A la sazón, Fortunato González Cruz ajusta bien que: “La ciudad es un espacio de libertad individual y de cohesión social. En ella se dan y, por tanto, se protegen y enriquecen los derechos individuales, así como los de construcción y expresión de identidades colectivas… La ciudad es una realidad política porque es el escenario de conflictos, de tendencias e intereses, un ámbito para la confrontación entre la heterogénea y compleja condición humana y por tanto un reto permanente, cotidiano e inagotable para la convivencia civilizada”.
Es ese, pues, el continente o la premisa que cabe desandar como madeja a fin de redescubrir dentro de ella lo distinto de lo repetido y acaso desvirtuado e impreso de modo indeleble en los genes republicanos nuestros, más ganados para los mitos y negados a la utopía; proclives al hombre prometeico y afirmadores de nuestros complejos coloniales.

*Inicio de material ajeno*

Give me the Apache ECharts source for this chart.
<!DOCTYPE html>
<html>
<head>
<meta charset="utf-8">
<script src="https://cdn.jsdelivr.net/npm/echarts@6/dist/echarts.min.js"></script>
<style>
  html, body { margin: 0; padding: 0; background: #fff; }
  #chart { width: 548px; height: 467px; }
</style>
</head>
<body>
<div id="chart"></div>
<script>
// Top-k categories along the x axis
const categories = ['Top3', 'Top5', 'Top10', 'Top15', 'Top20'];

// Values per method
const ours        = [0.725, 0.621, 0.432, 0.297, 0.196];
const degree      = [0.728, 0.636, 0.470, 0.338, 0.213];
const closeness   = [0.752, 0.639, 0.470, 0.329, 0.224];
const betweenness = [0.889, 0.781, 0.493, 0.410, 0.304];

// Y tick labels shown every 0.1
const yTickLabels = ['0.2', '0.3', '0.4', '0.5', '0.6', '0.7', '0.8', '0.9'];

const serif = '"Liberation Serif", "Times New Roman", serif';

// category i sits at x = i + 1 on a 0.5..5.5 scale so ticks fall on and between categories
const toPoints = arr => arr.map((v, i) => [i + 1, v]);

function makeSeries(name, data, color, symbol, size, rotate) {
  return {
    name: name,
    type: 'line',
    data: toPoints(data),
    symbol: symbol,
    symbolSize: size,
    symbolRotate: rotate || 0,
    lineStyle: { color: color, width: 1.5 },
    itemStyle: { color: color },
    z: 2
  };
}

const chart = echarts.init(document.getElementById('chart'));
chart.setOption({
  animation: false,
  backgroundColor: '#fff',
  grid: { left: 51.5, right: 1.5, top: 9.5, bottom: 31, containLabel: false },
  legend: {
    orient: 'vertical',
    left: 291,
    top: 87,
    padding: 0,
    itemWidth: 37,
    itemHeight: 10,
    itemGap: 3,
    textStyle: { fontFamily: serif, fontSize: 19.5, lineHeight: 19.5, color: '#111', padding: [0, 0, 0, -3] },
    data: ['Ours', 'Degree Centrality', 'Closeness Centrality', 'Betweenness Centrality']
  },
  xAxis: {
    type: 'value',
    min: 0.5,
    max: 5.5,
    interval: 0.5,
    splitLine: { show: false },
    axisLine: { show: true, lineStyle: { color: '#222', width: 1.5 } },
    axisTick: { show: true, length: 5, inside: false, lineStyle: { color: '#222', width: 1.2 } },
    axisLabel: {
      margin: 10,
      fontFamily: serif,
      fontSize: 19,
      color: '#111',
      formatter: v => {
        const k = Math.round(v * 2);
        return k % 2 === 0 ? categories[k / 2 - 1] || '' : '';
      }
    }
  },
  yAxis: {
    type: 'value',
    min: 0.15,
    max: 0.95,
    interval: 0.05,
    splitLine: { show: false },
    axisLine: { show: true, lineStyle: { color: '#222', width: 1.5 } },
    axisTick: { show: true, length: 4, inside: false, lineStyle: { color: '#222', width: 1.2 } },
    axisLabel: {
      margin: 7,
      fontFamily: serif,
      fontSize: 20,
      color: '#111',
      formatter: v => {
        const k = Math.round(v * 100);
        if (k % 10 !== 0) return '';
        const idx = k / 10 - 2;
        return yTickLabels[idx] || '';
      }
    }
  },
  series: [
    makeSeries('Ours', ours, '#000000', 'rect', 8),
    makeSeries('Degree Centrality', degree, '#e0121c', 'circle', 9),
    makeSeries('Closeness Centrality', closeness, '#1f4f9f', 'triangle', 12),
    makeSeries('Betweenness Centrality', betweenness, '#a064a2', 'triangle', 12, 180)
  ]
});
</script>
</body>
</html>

Nuestra diversidad local y colonial, acaso es la más exacta y auténtica prolongación de la tormenta social de miríadas de naciones originarias que fuimos en nuestro lejano amanecer; naciones poseídas, unas veces con pasión, otras con violencia entre sí, luego por las migraciones llegadas desde tierras lejanas – desde Hispania y el África – y más tarde por los propios; los emergidos de esa cultura sincrética y de presente que somos, a lo mejor desde un Ser que aspira a Ser y que no alcanza a serlo todavía.